SB: My favorite thing about writing is that I focus on the exact moment I am in, even when that is in my imagination. That’s also true when I’m reading. Otherwise, my mind juggles about twenty different things at once- to-do lists, worries, wonderings, my sore toe… I don’t focus very well. But when I’m reading or writing, everything else drops away.
What’s an average day for you when you write?
During all the years I was teaching, I only wrote in the very early morning:
• Wake up SUPER early, work out (often reading at the same time), write, do school work, clean up, spend the day at school, come home, do more school work, collapse!
• I always wrote with and for my students- nearly every day- in school. During the summer I could dig into writing much more, including research.
After I retired a few years ago my days vary, but often look like this:
Wake up (not as early), work out (still reading), read the paper, check on email, write blog posts or other business, run errands. Write/revise/critique through the afternoon. Take a break to fix/eat dinner and relax. Return to writing later in the evening and at night, depending on what my current projects require. Read at bedtime.
In between all that are things like gardening, travel, shoveling snow, cutting grass, etc.
KBR: Are there any obstacles you overcame as a writer, and if so, how did you overcome them?
SB: The biggest obstacle while I was teaching was not having enough time to write, but I made the most of what I had. The other obstacle was not finding strong writing partners, ones who would be honest and tell me what was (or wasn’t) working in my writing and who were also serious about learning and growing as writers. When I joined SCBWI (Society of Children’s Book Writers and Illustrators) that problem was solved. You must be 18 to join, but there are youth-writing programs in many communities that can help young writers find strong critique groups.
KBR: Have you ever been to Norway? If not, how did you conceive the setting for the Odin’s Promise trilogy?
SB: I’m not Norwegian, but I traveled to western Norway twice with a dear friend who was going to visit her many aunts, uncles and cousins in Ytre Arna. Many of her relatives had been young adults during the German occupation years and they told stories of hardship, humor, and resistance. Even though most of the actual scenes are from my imagination, they were created within my memories of that wonderful little village filled with caring and clever people. It’s been gratifying to hear from others who’ve been to Ytre Arna that they could picture themselves back there while reading these books.
KBR: The Odin’s Promise trilogy is, in short, about how a young girl deals with the Nazi occupation in Norway. How did you begin to formulate this idea? What was your inspiration for this trilogy?
SB: I returned from that trip with one very specific story in mind. So I researched and wrote and rewrote, then filed it away and took it out to start again, over and over for many years, until finally I stumbled across research that included journal entries written by young people living through the occupation. That’s when Mari took over all my earlier work and made it her own.

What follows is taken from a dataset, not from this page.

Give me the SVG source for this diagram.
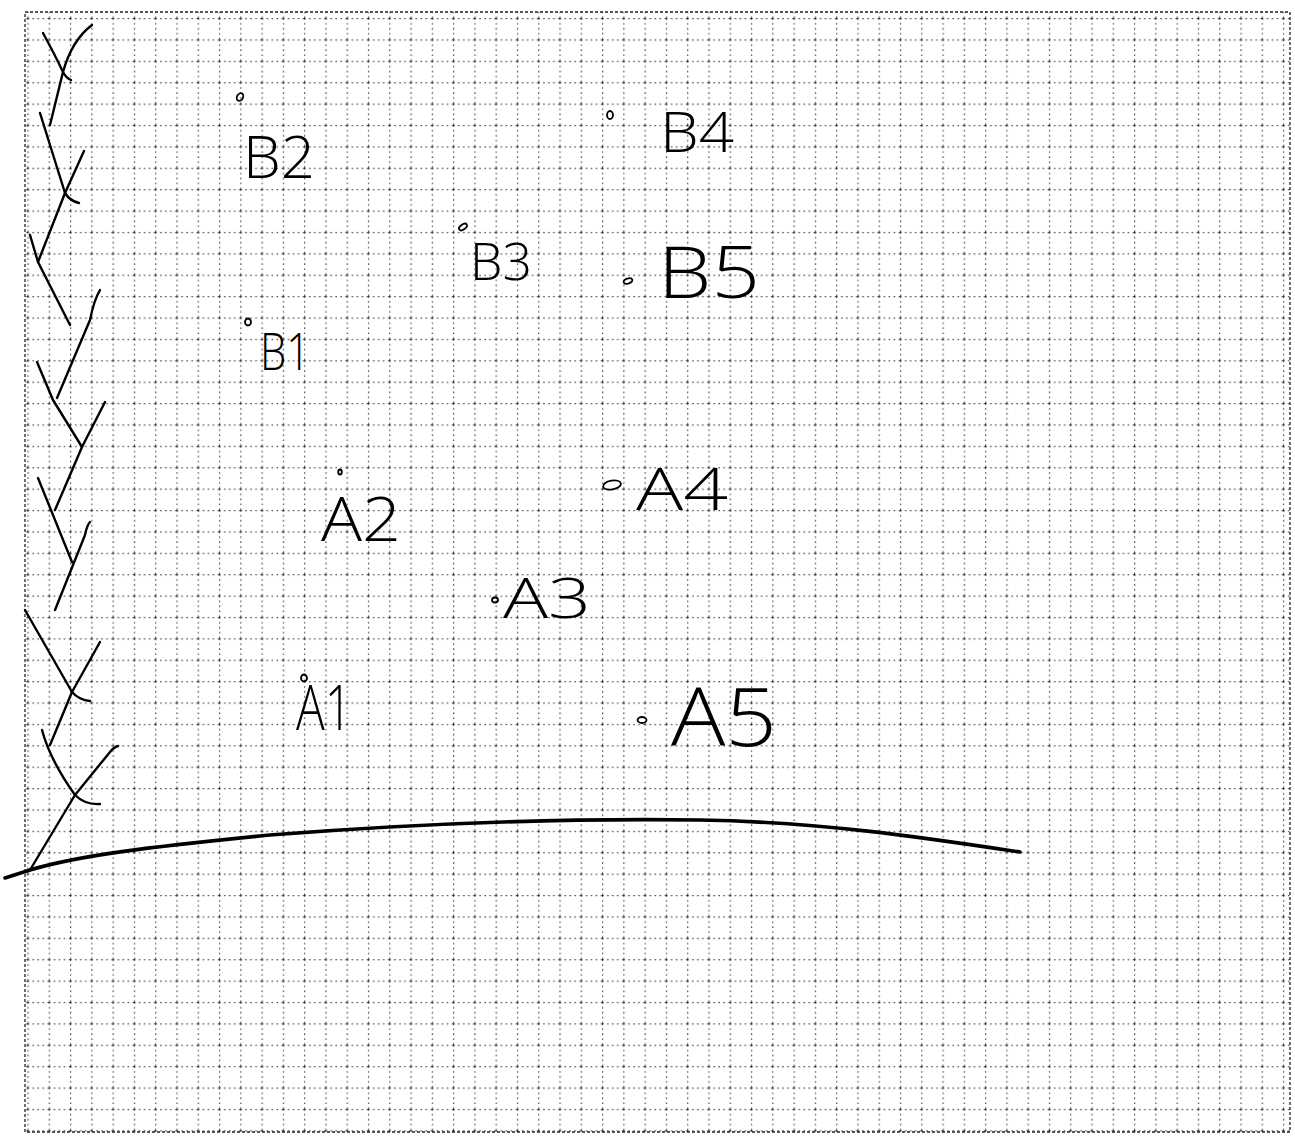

I never intended to write a sequel, let alone a trilogy, but readers insisted that Mari had more stories to tell and that they HAD to know what happens to her and her family. Within months of the release of Odin’s Promise I was researching and interviewing to begin writing those stories. The details of that period in Norway’s history and Mari’s development were so complex that I needed to write it as a trilogy instead of a single sequel.
KBR: If you could enter any of the scenes in Odin’s Promise or Bjorn’s Gift, which would it be, and why?
SB: That’s an interesting way to think about it. When I write I honestly feel as if I’m already fully immersed in each and every scene and moment, so I’ve “been there” for all of them. I’d be curious to know what readers think, though.
KBR: If you could go back in time and give yourself advice before beginning the Odin’s Promise trilogy, what would it be?
SB: 1) You can do it, so don’t give up. 2) Try harder to find good writing partners sooner. 3) Tell someone to invent the Internet sooner- it really helps research!
KBR: Can you give us a hint about your next book?
SB: The third book in the trilogy, Mari’s Hope, will release in less than year, so you won’t have long to wait. In it, the war ends (surprise!) and Hitler doesn’t win the war (surprise again!). The conclusion of the war plays out differently in Norway than it does in the rest of Europe. Several characters who barely entered the stage in Bjorn’s Gift will play more important roles in the final book. And it doesn’t all happen in Ytre Arna. You only asked for one hint and look how much I gave away!
KBR: Your books are extremely moving and well-written. [SB: Thank you so much… tusen takk] What is one question you would write yourself, and could you please answer it?
SB: What worries you about this book as it leaves your hands and goes out into the world? Everything! Will readers still care about Mari as she moves on through her life? Will they still care about what is happening in Norway at that time? Will they want to follow Mari on through the next book? I consider readers my partners in creating my books. If they are taking my words on the pages and rebuilding the world I imagined in their own heads, then the connection was a success.